On Tuesday, Heather, Maggie and I went to the sacred cave with Susan. In an earlier conversation with Susan about the cave, I indicated that I would be willing to stay in the cave for an hour at most. The cave is accessed by a steep narrow staircase that runs 12 – 15 foot into the ground. Susan and Heather went first. I took two – three steps down and then saw the small opening to the cave. Panic flashed through me at the thought of having to crawl through such a small space. My knee gave out and I catapulted down the stairs bowling over Susan and Heather. As I lay at the bottom of the stairs bruised and shaken I whimpered in pain. What was broken? How would I ever get out? Amazingly nothing was broken, and I wanted to continue on. Traversing 300 feet we had to crawl through narrow openings, wind our way around bounders as we descended to the sacred cavern. I found sliding down on my bottom to be the easiest and safest approach. On entering the cavern I stumbled to a spot I could sit hoping to regain my balance. When Susan said she would leave us in the cave – I anxiously asked her, how would I get out? Her assurance that Heather would lead me out left me feeling vulnerable.

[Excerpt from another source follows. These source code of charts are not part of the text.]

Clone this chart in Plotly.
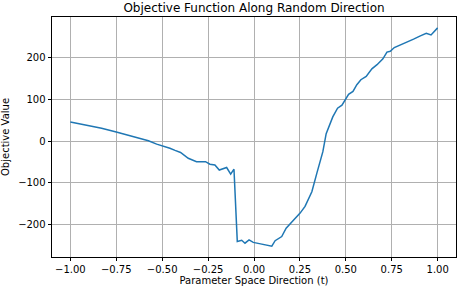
import plotly.graph_objects as go

t_vals = [-1.0, -0.92, -0.83, -0.75, -0.667, -0.62, -0.575, -0.53, -0.486, -0.458, -0.43,
          -0.40, -0.358, -0.313, -0.264, -0.24, -0.213, -0.189, -0.149, -0.127, -0.109,
          -0.091, -0.067, -0.049, -0.027, -0.004, 0.029, 0.042, 0.06, 0.097, 0.115,
          0.151, 0.175, 0.206, 0.251, 0.278, 0.315, 0.342, 0.375, 0.393, 0.429, 0.455,
          0.479, 0.515, 0.539, 0.56, 0.582, 0.611, 0.642, 0.67, 0.702, 0.724, 0.742,
          0.764, 0.797, 0.833, 0.869, 0.906, 0.938, 0.964, 1.0]
f_vals = [46, 39, 31, 22, 12, 5, 1, -7, -12, -17, -22,
          -27, -41, -49, -49, -55, -57, -69, -63, -79, -67,
          -240, -237, -244, -236, -242, -245, -246, -249, -251, -238,
          -228, -208, -194, -172, -156, -121, -77, -25, 18, 58, 79,
          86, 112, 119, 135, 147, 155, 173, 183, 197, 213, 215,
          224, 230, 236, 244, 252, 258, 254, 271]

x_ticks = [-1.0, -0.75, -0.5, -0.25, 0.0, 0.25, 0.5, 0.75, 1.0]
x_tick_text = ["−1.00", "−0.75", "−0.50", "−0.25", "0.00", "0.25", "0.50", "0.75", "1.00"]
y_ticks = [-200, -100, 0, 100, 200]
y_tick_text = ["−200", "−100", "0", "100", "200"]

fig = go.Figure(go.Scatter(x=t_vals, y=f_vals, mode="lines",
                           line=dict(color="#1f77b4", width=1.5)))

font = "DejaVu Sans"
axis_common = dict(showline=True, linecolor="black", linewidth=0.8, mirror=True,
                   showgrid=True, gridcolor="#b0b0b0", gridwidth=0.8,
                   ticks="outside", ticklen=3.5, tickwidth=0.8, tickcolor="black",
                   zeroline=False, automargin=False,
                   tickfont=dict(family=font, size=10, color="black"))

fig.update_layout(
    width=457, height=291,
    margin=dict(l=52, r=1, t=17, b=34),
    paper_bgcolor="white", plot_bgcolor="white",
    showlegend=False,
    title=dict(text="Objective Function Along Random Direction", x=0.5, xref="paper",
               y=0.974, yref="container", yanchor="middle", automargin=False,
               font=dict(family=font, size=12, color="black")),
    xaxis=dict(range=[-1.1, 1.1], tickvals=x_ticks, ticktext=x_tick_text,
               title=dict(text="Parameter Space Direction (t)", standoff=2,
                          font=dict(family=font, size=10, color="black")),
               **axis_common),
    yaxis=dict(range=[-277, 297], tickvals=y_ticks, ticktext=y_tick_text,
               title=dict(text="Objective Value", standoff=6,
                          font=dict(family=font, size=10, color="black")),
               **axis_common),
)

fig.write_html("out.html", config={"displayModeBar": False},
               post_script="document.body.style.margin='0';document.body.style.padding='0';document.body.style.overflow='hidden';")
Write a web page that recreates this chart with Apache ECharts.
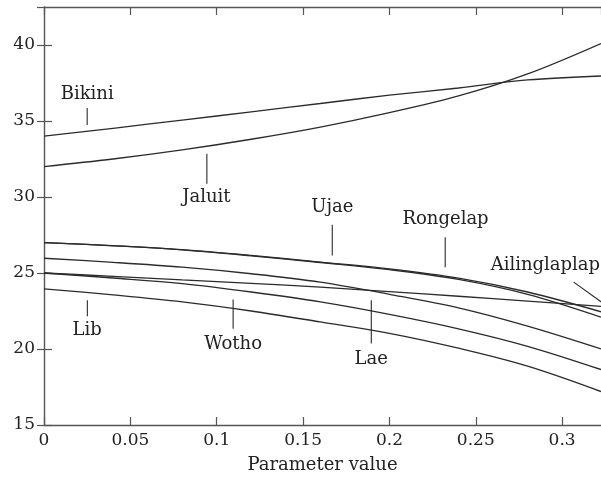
<!DOCTYPE html>
<html>
<head>
<meta charset="utf-8">
<script src="https://cdn.jsdelivr.net/npm/echarts@6/dist/echarts.min.js"></script>
<style>
html, body { margin: 0; padding: 0; background: #fff; }
#chart { width: 601px; height: 487px; }
</style>
</head>
<body>
<div id="chart"></div>
<script>
var xs = [0, 0.04, 0.08, 0.12, 0.16, 0.2, 0.24, 0.28, 0.3225];

var bikini       = [34.0, 34.52, 35.06, 35.6, 36.15, 36.7, 37.17, 37.7, 37.96];
var jaluit       = [32.0, 32.5, 33.1, 33.8, 34.6, 35.55, 36.65, 38.1, 40.1];
var ujae         = [27.0, 26.8, 26.54, 26.16, 25.72, 25.27, 24.66, 23.75, 22.45];
var rongelap     = [27.0, 26.79, 26.52, 26.13, 25.69, 25.22, 24.58, 23.6, 22.1];
var ailinglaplap = [25.0, 24.78, 24.55, 24.32, 24.07, 23.78, 23.47, 23.15, 22.8];
var lae          = [25.97, 25.7, 25.38, 24.95, 24.4, 23.6, 22.7, 21.5, 20.0];
var wotho        = [25.0, 24.67, 24.3, 23.75, 23.1, 22.28, 21.33, 20.18, 18.65];
var lib          = [23.96, 23.56, 23.1, 22.5, 21.78, 21.03, 20.05, 18.87, 17.2];

var curveNames = ["Bikini", "Jaluit", "Ujae", "Rongelap", "Ailinglaplap", "Lae", "Wotho", "Lib"];
var curveValues = [bikini, jaluit, ujae, rongelap, ailinglaplap, lae, wotho, lib];

// callouts: text anchor and leader line, in data units
var labelText = ["Bikini", "Jaluit", "Ujae", "Rongelap", "Ailinglaplap", "Lib", "Wotho", "Lae"];
var labelX    = [0.025, 0.094, 0.167, 0.2325, 0.2903, 0.025, 0.1095, 0.1895];
var labelY    = [36.75, 29.95, 29.3, 28.5, 25.5, 21.23, 20.3, 19.33];
var leadX1    = [0.025, 0.0943, 0.1669, 0.2323, 0.3067, 0.0251, 0.1095, 0.1895];
var leadY1    = [35.85, 32.84, 28.18, 27.35, 24.4, 23.2, 23.26, 23.2];
var leadX2    = [0.025, 0.0943, 0.1669, 0.2323, 0.3227, 0.0251, 0.1095, 0.1895];
var leadY2    = [34.74, 30.87, 26.15, 25.38, 23.09, 22.15, 21.34, 20.36];

var xTicks = [0, 0.05, 0.1, 0.15, 0.2, 0.25, 0.3];

var chart = echarts.init(document.getElementById("chart"));

var lineColor = "#2b2b2b";
var frameColor = "#555";
var font = "DejaVu Serif";

var series = curveNames.map(function (name, i) {
    return {
        name: name,
        type: "line",
        smooth: 0.35,
        showSymbol: false,
        symbol: "none",
        xAxisIndex: 0,
        yAxisIndex: 0,
        lineStyle: { color: lineColor, width: 1.3 },
        data: xs.map(function (x, j) { return [x, curveValues[i][j]]; }),
        z: 2
    };
});

series.push({
    type: "custom",
    name: "callouts",
    clip: false,
    silent: true,
    xAxisIndex: 0,
    yAxisIndex: 0,
    data: labelText.map(function (t, i) { return [labelX[i], labelY[i], i]; }),
    renderItem: function (params, api) {
        var i = api.value(2);
        var p = api.coord([labelX[i], labelY[i]]);
        var a = api.coord([leadX1[i], leadY1[i]]);
        var b = api.coord([leadX2[i], leadY2[i]]);
        return {
            type: "group",
            children: [
                {
                    type: "line",
                    shape: { x1: a[0], y1: a[1], x2: b[0], y2: b[1] },
                    style: { stroke: lineColor, lineWidth: 1.1 }
                },
                {
                    type: "text",
                    x: p[0],
                    y: p[1],
                    style: {
                        text: labelText[i],
                        fill: "#222",
                        font: "18px '" + font + "'",
                        align: "center",
                        verticalAlign: "middle"
                    }
                }
            ]
        };
    },
    z: 3
});

var option = {
    animation: false,
    backgroundColor: "#fff",
    grid: { left: 44, top: 7, right: 0, bottom: 62 },
    xAxis: [
        {
            type: "value",
            min: 0,
            max: 0.3225,
            interval: 0.05,
            name: "Parameter value",
            nameLocation: "middle",
            nameGap: 31,
            nameTextStyle: { fontFamily: font, fontSize: 18, color: "#222" },
            axisLine: { show: true, lineStyle: { color: frameColor, width: 1.4 } },
            axisTick: { show: true, inside: true, length: 8, lineStyle: { color: frameColor, width: 1.2 } },
            axisLabel: {
                fontFamily: font, fontSize: 17, color: "#222", margin: 7,
                showMaxLabel: false,
                formatter: function (v) { return xTicks.indexOf(Math.round(v * 100) / 100) >= 0 ? String(Math.round(v * 100) / 100) : ""; }
            },
            splitLine: { show: false }
        },
        {
            type: "value",
            position: "top",
            min: 0,
            max: 0.3225,
            interval: 0.05,
            axisLine: { show: true, lineStyle: { color: frameColor, width: 1.4 } },
            axisTick: { show: true, inside: true, length: 8, lineStyle: { color: frameColor, width: 1.2 } },
            axisLabel: { show: false },
            splitLine: { show: false }
        }
    ],
    yAxis: [
        {
            type: "value",
            min: 15,
            max: 42.5,
            interval: 5,
            axisLine: { show: true, lineStyle: { color: frameColor, width: 1.4 } },
            axisTick: { show: true, inside: true, length: 8, lineStyle: { color: frameColor, width: 1.2 } },
            axisLabel: { fontFamily: font, fontSize: 17, color: "#222", margin: 9, showMaxLabel: false },
            splitLine: { show: false }
        },
        {
            type: "value",
            position: "right",
            min: 15,
            max: 42.5,
            interval: 5,
            axisLine: { show: false },
            axisTick: { show: true, inside: true, length: 7, lineStyle: { color: frameColor, width: 1.2 } },
            axisLabel: { show: false },
            splitLine: { show: false }
        }
    ],
    series: series
};

chart.setOption(option);
</script>
</body>
</html>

Although we had a flashlight, we chose to stay in darkness in the cave. The silence and blackness enveloped us. Initially I needed to keep my eyes closed to avoid being suffocated by the blackness. In time I became comfortable with the blackness and I could open my eyes. I longed to hear voices, but felt it would be disrespectful to engage in chatter. And so I chanted my meditation mantra: “Om moni padme hum”. While chanting I felt a sense of connection with the ancient ones who had worshipped in this space and a sense of peace. The air warmed. After about an hour, I stopped chanting. Heather started seeing a light. Maggie said she wanted to sing – I suggested we could sing “row, row your boat” if no other songs came to her. Fortunately, Maggie has a bigger song repetoire than I do, and sang a song of prayer and a hymn. The beauty of her voice filled the cavern.
Amazingly two hours had passed, it was time to leave the cavern. My body ached, my legs were weak and I could not trust my feet to maintain a grip on the trail back. Heather guided me out, telling me where the footholds were, where to place my feet and pulling me up the inclines that my feet refused to grip. Relief swept through me as I ascended the stairs and put my feet on the grass again.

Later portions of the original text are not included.